I had left home a few days prior.
It was cold and snowing on the last day I ever saw my parents and brother. I didn’t really plan on never seeing them again but the chasm which had grown between us by that point was broader than the Grand Canyon.
Each time I had gone to NY City and spent time in Greenwich Village had made my living in a small town in the Adirondacks less and less possible.
So I got a back pack and filled it with a few clothes, a notebook of my writings, a couple of song books, took my guitar and the money I had saved for my escape and headed west.
I stopped at Cortland State to see a few of the people I knew from SDS and decided to go with them to the big anti-war demonstration in Washington DC.
It wasn’t going to be a simple mass gathering to listen to speeches like the demonstrations in the past.
Those hadn’t worked. The ante was being upped. Already some of us were sporting pro National Liberation Front/pro Vietcong buttons.
During the week prior to the Pentagon Demonstration the anti-war movement in Berkeley had shut down the Oakland Induction Center, engaging in hit and run tactics around the Center that led to the Oakland PD and Alameda County Sheriff’s shutting down traffic to the Center.
The Pentagon marked a shift from passive protests that made our displeasure known regarding the war to actively resisting the war.
That Saturday morning we stood near the reflecting pool in front of the Lincoln memorial as we listened to the passionate speeches that seemed so empty we gathered with other SDS contingents from across the country.
We were of one mind and were going to cross the bridge and march on the Pentagon. While there were an estimated half million people at the rally only a minority of us were committed to occupying the Pentagon and engaging in active but non-violent confrontation with those guarding the Pentagon and its grounds.
We were frightened, word was they had recruited police from the South who loved beating protesters, especially dirtycommiehippieJew protesters from New York City and elsewhere almost as much as they liked beating black civil rights protesters.
When we reached the Pentagon we found a fence.

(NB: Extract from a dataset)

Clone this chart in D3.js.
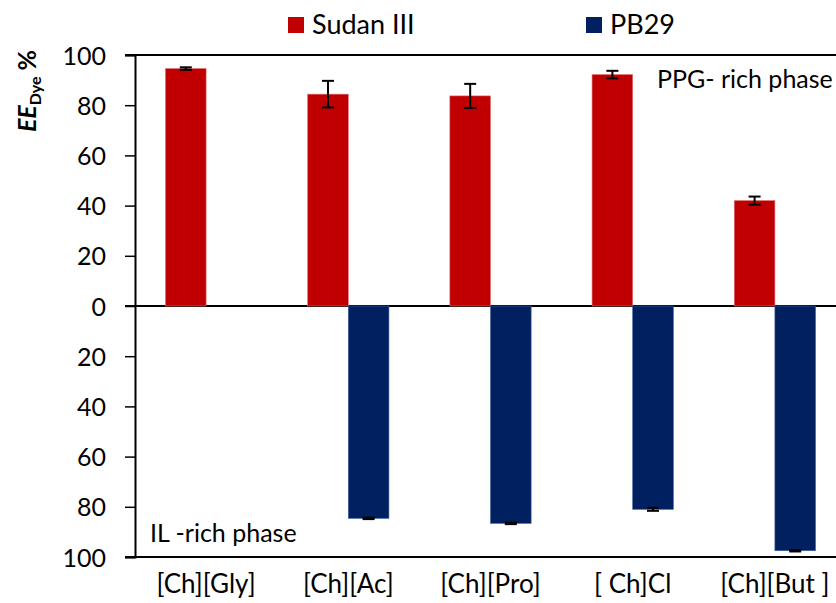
<!DOCTYPE html>
<html><head><meta charset="utf-8">
<script src="https://cdn.jsdelivr.net/npm/d3@7/dist/d3.min.js"></script>
<style>body{margin:0;background:#fff}svg{display:block}text{font-family:Lato,"Open Sans",sans-serif}</style>
</head><body><svg id="c" width="836" height="603"></svg>
<script>
const categories = ["[Ch][Gly]","[Ch][Ac]","[Ch][Pro]","[ Ch]Cl","[Ch][But ]"];
const seriesNames = ["Sudan III","PB29"];
const sudanIII = [94.6, 84.4, 83.7, 92.2, 42.0];
const sudanErr = [0.5, 5.3, 4.8, 1.5, 1.6];
const pb29 = [null, -84.6, -86.6, -81.0, -97.5];
const pb29Err = [0, 0.3, 0.3, 0.6, 0.3];
const yTicks = [100,80,60,40,20,0,-20,-40,-60,-80,-100];
const colors = ["#C00000","#002060"];

const svg = d3.select("#c");
const x0 = d3.scaleBand().domain(categories).range([135, 846]).paddingInner(0).paddingOuter(0);
const x1 = d3.scaleBand().domain(seriesNames).range([0, x0.bandwidth()]).paddingInner(0).paddingOuter(0.75);
const y = d3.scaleLinear().domain([-100, 100]).range([557, 55]);

[100, 0, -100].forEach(v => {
  svg.append("line").attr("x1", 125).attr("x2", 836).attr("y1", y(v)).attr("y2", y(v))
    .attr("stroke", "#000").attr("stroke-width", 2);
});

const yAxis = d3.axisLeft(y).tickValues(yTicks).tickSize(10).tickFormat(d => Math.abs(d));
const ga = svg.append("g").attr("transform", "translate(135,0)").call(yAxis);
ga.select(".domain").attr("stroke", "#000").attr("stroke-width", 2);
ga.selectAll(".tick line").attr("stroke", "#000").attr("stroke-width", 1.5);
ga.selectAll(".tick text").attr("x", -29).attr("dy", "0.36em").attr("font-size", 25).attr("fill", "#000");

const data = [sudanIII, pb29];
const errs = [sudanErr, pb29Err];
data.forEach((vals, si) => {
  categories.forEach((c, i) => {
    const v = vals[i];
    if (v === null) return;
    const bx = x0(c) + x1(seriesNames[si]);
    const bw = x1.bandwidth();
    svg.append("rect").attr("x", bx).attr("width", bw)
      .attr("y", Math.min(y(v), y(0))).attr("height", Math.abs(y(v) - y(0)))
      .attr("fill", colors[si]).attr("stroke", si === 0 ? "#e07070" : "#4060a0").attr("stroke-width", 0.6);
    const e = errs[si][i];
    if (e > 0) {
      const cx = bx + bw / 2;
      const g = svg.append("g").attr("stroke", "#000").attr("stroke-width", 2);
      g.append("line").attr("x1", cx).attr("x2", cx).attr("y1", y(v + e)).attr("y2", y(v - e));
      g.append("line").attr("x1", cx - 6).attr("x2", cx + 6).attr("y1", y(v + e)).attr("y2", y(v + e));
      g.append("line").attr("x1", cx - 6).attr("x2", cx + 6).attr("y1", y(v - e)).attr("y2", y(v - e));
    }
  });
});

categories.forEach(c => {
  svg.append("text").attr("x", x0(c) + x0.bandwidth() / 2).attr("y", 593)
    .attr("text-anchor", "middle").attr("font-size", 26).text(c);
});

svg.append("text").attr("x", 657).attr("y", 88).attr("font-size", 25).text("PPG- rich phase");
svg.append("text").attr("x", 150).attr("y", 542).attr("font-size", 25).text("IL -rich phase");

const legX = [288, 586];
seriesNames.forEach((s, i) => {
  svg.append("rect").attr("x", legX[i]).attr("y", 17).attr("width", 16).attr("height", 16).attr("fill", colors[i]);
  svg.append("text").attr("x", legX[i] + 24).attr("y", 34).attr("font-size", 27).text(s);
});

const t = svg.append("text").attr("transform", "translate(36,91) rotate(-90)")
  .attr("text-anchor", "middle").attr("font-weight", "bold").attr("font-size", 25);
t.append("tspan").attr("font-style", "italic").text("EE");
t.append("tspan").attr("font-size", 16).attr("dy", 5).text("Dye");
t.append("tspan").attr("dy", -5).text(" %");
</script></body></html>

Those at the front of the march were pressed against the chain link fence as more and more people came forward and pushed against the fence.
Suddenly it collapsed and we rushed forward over the flattened fence running now we reached the steps of the Pentagon, only to be forced back by troop carrying M1 Garands/M14s with sheathed bayonets.
We sat down. It was at this point when some of the Flower Power contingent started placing flowers in the barrels of the troop’s rifles. This was when the famous picture of a hippie man later known as Hibiscus was taken.
While the day had been warm and sunny as soon as evening came the temperature dropped considerably.
For a while it seemed as though the authorities would try to wait us out hoping the cold would cause us to leave. But fires were built, sandwiches, wine and weed were shared.
Through out the night the formal dance of non-violent civil disobedience continue. We sang “We Shall Overcome” and “We Shall Not Be Moved” as those closet to the line of troops were arrested for sitting there. As they went limp and were carried away a fresh group would take their places.
My turn came in the pre-dawn hours, around 4:30. My teeth were chattering from the cold. The cops asked me if I would move rather than be arrested.
I said, “Hell no. I’ve been waiting all night for my turn to be arrested.
They grabbed my arms twisting them backwards, cuffed me and lifted me to my feet. When they got me out of sight of the rest of the people waiting one cop jabbed me in the gut with his night stick, saying, “That’s for making us drag you.”
I was loaded on a bus with others and taken to a huge building at Occaquan, which was a military base in those days. We were processed through in groups, given a small fine and a sentence supended on the condition of our not being arrested at a protest in Washington DC for the next six months.
A few days later, after returning to Cortland with my friends I headed west to California and my future.